Example: S1 requires a resource with qname,rname of (Q1A,R1A) on V1, then (Q1B,R1B) on V2. S2 requires resource (Q2A,R2A) on V2, then (Q2B,R2B) on V1. Even though the qname,rname pairs are all completely different, the order of reserved volumes have been reversed. If these four resource requests had been converted to global ENQs, there would be no contention at all. If they are left in the current order as reserves, they can deadlock. S1 reserves V1, S2 reserves V2, and neither system will be able to complete its second reserve. Reserve processing requires that the installation know the order of all reserve requests from all applications.
- Asynchronous
I/O deadlock: The actual first I/O to the volume can occur asynchronously
to the RESERVE service completing successfully. Even if the installation
maintains the volume hierarchy, it is possible for a deadlock to occur.
To prevent this from happening, use the SYNCHRES=YES parameter, an
option in GRSCNFxx that is dynamically adjustable through the SETGRS
system command. For more information, see Understanding the synchronous RESERVE feature.
Example: Neither system S1 or system S2 have the SYNCHRES option on. There are two shared volumes, V1 and V2. An application running on both systems requires resources on both V1 and V2, and issues a RESERVE for them in that order. The application gets control back from Global Resource Serialization on both images before any I/O occurs; as if both S1 and S2 have exclusive control of both resources. However, the race condition on those first I/O requests gives resource V1 to system S1 and resource V2 to system S2. Due to S1's I/O request on V2, and S2's I/O request on V1, the application becomes locked out on both images. If the installation had SYNCHRES activated on S1 and S2, this scenario would not occur.
- Double serialization contention and deadlock: Global Resource
Serialization processes a corresponding ENQ request with every RESERVE.
When Global Resource Serialization is in ring or star mode, that ENQ
defaults to being scope=systems, causing unnecessary contention. In
certain scenarios, the double serialization can also deadlock. Global
Resource Serialization provides the installation with the choice of
converting the RESERVE request into being only a global ENQ, or alternately
demoting the corresponding ENQ to scope=system and keep the RESERVE.
This is typically done through RNL processing.
Example: S1 issues a RESERVE with qname,rname (Q1,R1) on V1, gaining both the global ENQ and the reserve. S2 issues a RESERVE for (Q2,R2), also on V1. The application obtains the global ENQ for (Q2,R2), but not the reserve. S1 then issues a RESERVE with qname,rname (Q2,R2) for V1. Although S1 already owns the entire volume, the global ENQ for (Q2,R2) is already held. This is not a volume hierarchy problem because there is only one volume involved. If both resources were made scope=system, or both converted to being only global ENQ requests, this scenario would not occur.
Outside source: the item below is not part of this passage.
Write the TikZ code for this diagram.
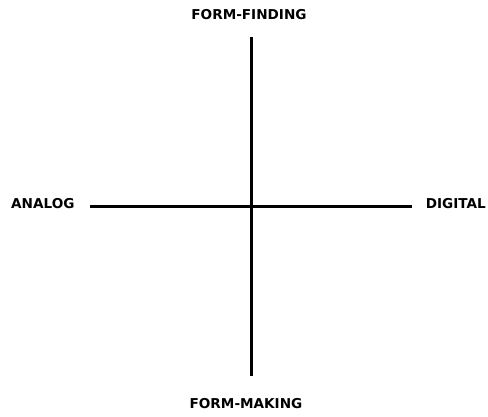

- Data integrity exposure upon system reset: A system reset while a reserve exists terminates the reserve. The loss of the reserve can leave the resource in a damaged state if, for example, a program had only partly updated the resource when the reserve ended. This type of potential damage to a resource is a data integrity exposure.
- Compounding problems: Often when an installation encounters one of the problems listed above, it compounds them into several, and any deadlocks from reserved volumes can expand to an increasing number of tasks.